午後も相変わらず小雨で少々腐ったが、暑くないので仕事は楽である。暑いとそれサイ
ダーを持って貰って来いと攻め立てるガキどもが(いやこれは失礼)今日はウンともツンとも言わ ずに仕事に精が出る。買い置きのパイナップルの缶詰を開けてごまかされる。午後待望の瑞鳳丸がやっと着いた。船が着くと途端にご馳走があるので一同両手を挙げて大喜び、さても現金なものだ。
雨が止んでいるので仕事が終わってから、ちゃんと内地から用意していった海水着に着替えてひと泳ぎする。ひと泳ぎといっても天文台の前の海では背のたたないところに行くのには余程骨が折れる。あまり天幕が小さく見えるような沖に出ると、なんだかフカでも出てきそうで怖いので結局膝とある部分の中間位の深さのところでぽちゃぽちゃと水泳の一年生のようなことをやっているに過ぎない。水は暖かくて澄んでいる。海から眺めた島の景色もまた素敵である。ぽっかりと仰向けに浮いて空を見つめていると、どこにいるか分から
なくなってなんだか沖の方にでも流されてきたような気がして慌てて立ってみると膝までしかない。静かな海に大きな波紋を残して すいすいと泳いでみたり、白泡立ててクロールの真似事をやったり、或いは海底の砂地に尻をおろして風呂代わりに体をゴシゴシこすりながら四方山の話に興じたり。2月の海水浴も小生一代史に特筆されて然るべきものであろう。
夕食の席で伊藤少佐に久しぶりにお目にかかる。相当にスゴイおヒゲだ。我らが代表選手中野氏のおヒゲも相当なもんだがいずれも兄たり難く弟たり難い。中野氏の同志を得て嬉しかったらしく、また伊藤少佐も同じ思いと見えて互いに固い握手を交わしてヒゲ同盟が成立したらしい。ヒゲこそ男の専売特許だ。 吾輩はここにヒゲ同盟の成立を祝し将来ますますヒゲすることなく勇敢に進まれんことを希望するものである。
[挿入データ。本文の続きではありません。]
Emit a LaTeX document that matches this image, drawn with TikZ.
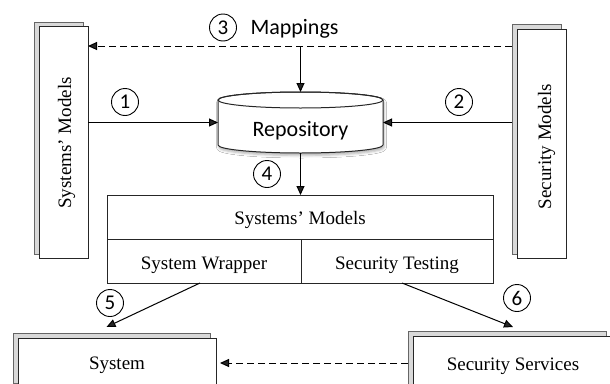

軍艦で怒られた可哀想な蓄音機も、この島ではまず誰に遠慮することもなく全能力を発揮して、ちとどうかと思われるランデブーだの泣いちゃいけないなどという名歌曲が繰り返し繰り返し行われる。今日も夕食後天幕に集まってハワイアンギターの音を聞きながら椰子を眺めては感じを出し、あるいはセンチなジャズソングをかけては故国の赤青のネオンサインを偲ぶ。